Ross argued that the conditions for a revived Israeli-Palestinian peace process could hardly be less opportune. “I don’t think we’ve ever been at a lower point, not because of violence,  but because the level of disbelief between two sides has never been greater,” he said. “More than 60 percent of Israelis want a two-state outcome, but over 90 percent don’t believe it will happen.”

Ross explained that if Trump was serious about pursuing an Israeli-Palestinian peace deal, he should avoid a “big initiative” that could end in failure and mutual recriminations.

Trump would also, Ross said, have to “make difficult asks of both sides.”

For Abbas, that would mean a pledge to end financial backing of two PA foundations that give money to Palestinian terrorists jailed in Israeli prisons, as well as their families. The foundations receive an annual sum of $300 million — nearly 8 percent of the PA’s total budget.

Ross did not make light of the political difficulties that would face Abbas if he was to make such a decision, not least regarding the present hunger strike involving two-thirds of Palestinian prisoners from the Fatah faction — led by Abbas rival Marwan Barghouti, the head of Fatah’s Tanzim armed wing and co-founder of the al-Aqsa Martyrs’ Brigades who is jailed for life in Israel after being convicted on five murder counts in 2004.
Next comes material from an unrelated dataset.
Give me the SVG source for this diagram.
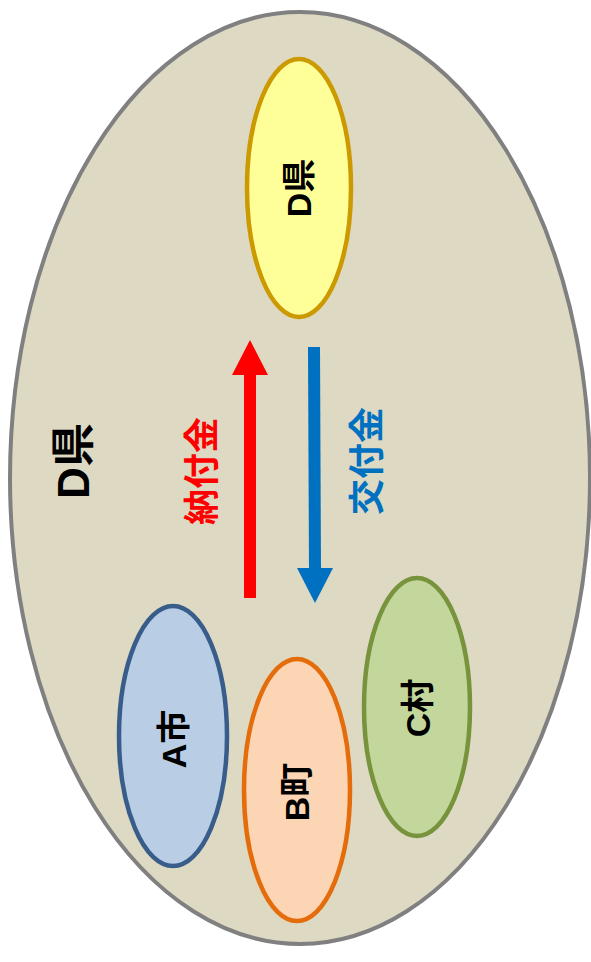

Such a request by Trump would leave Abbas feeling “defensive,” Ross said. “But Trump needs to be able to say to him, you don’t have to produce something by tomorrow, but you have to produce it at some point, if I am going to invest in doing something on this issue,” Ross continued.

Ross also discussed another concession which he said Trump should obtain from Abbas. The Palestinian leader, according to Ross, “has to recognize the historic Jewish connection to the land and to Jerusalem, that there are two national movements, and two national identities,” in keeping with the declared goal of “two states for two peoples.”

Ross disputed the notion that there were alternatives to the two-state formula. “I’m not sure the administration’s real position is to move away from a ‘two state’ outcome,” he said. The Trump White House’s contacts with Arab leaders have been a key factor here, Ross observed.

“Trump wants a bigger deal involving the Arab states, which can provide a kind of cover for Abu Mazen (Abbas) as well as for the Israelis, who are convinced that any concessions they make to the Palestinians won’t be reciprocated, so they need to get something from the Arabs,” Ross said. “The Arab states won’t play a role in a process that leads to a Palestinian entity wrapped in an Israeli state — they just won’t.”

Ross repeatedly emphasized the high stakes that Abbas faces. He said the Palestinian leader is seen by the vast majority of Palestinians as ineffective in securing concessions from Israel, and at the same time the PA has lost legitimacy because of the corruption that prevails among its top figures. “He frequently seems to stand aloof from the Palestinian people,” Ross said. “Two-thirds of them would like him to leave.”

The Trump-Abbas White House sit-down on Wednesday comes amid heightened tensions between the Fatah-controlled PA in the West Bank and the Islamist terror group Hamas, which rules the Gaza Strip.

The refusal of Hamas to give in to Abbas’ effort to regain control of the coastal enclave — which Hamas violently took over in 2007 — led the PA to inform Israel last week that it would no longer pay for Gaza’s electricity supply.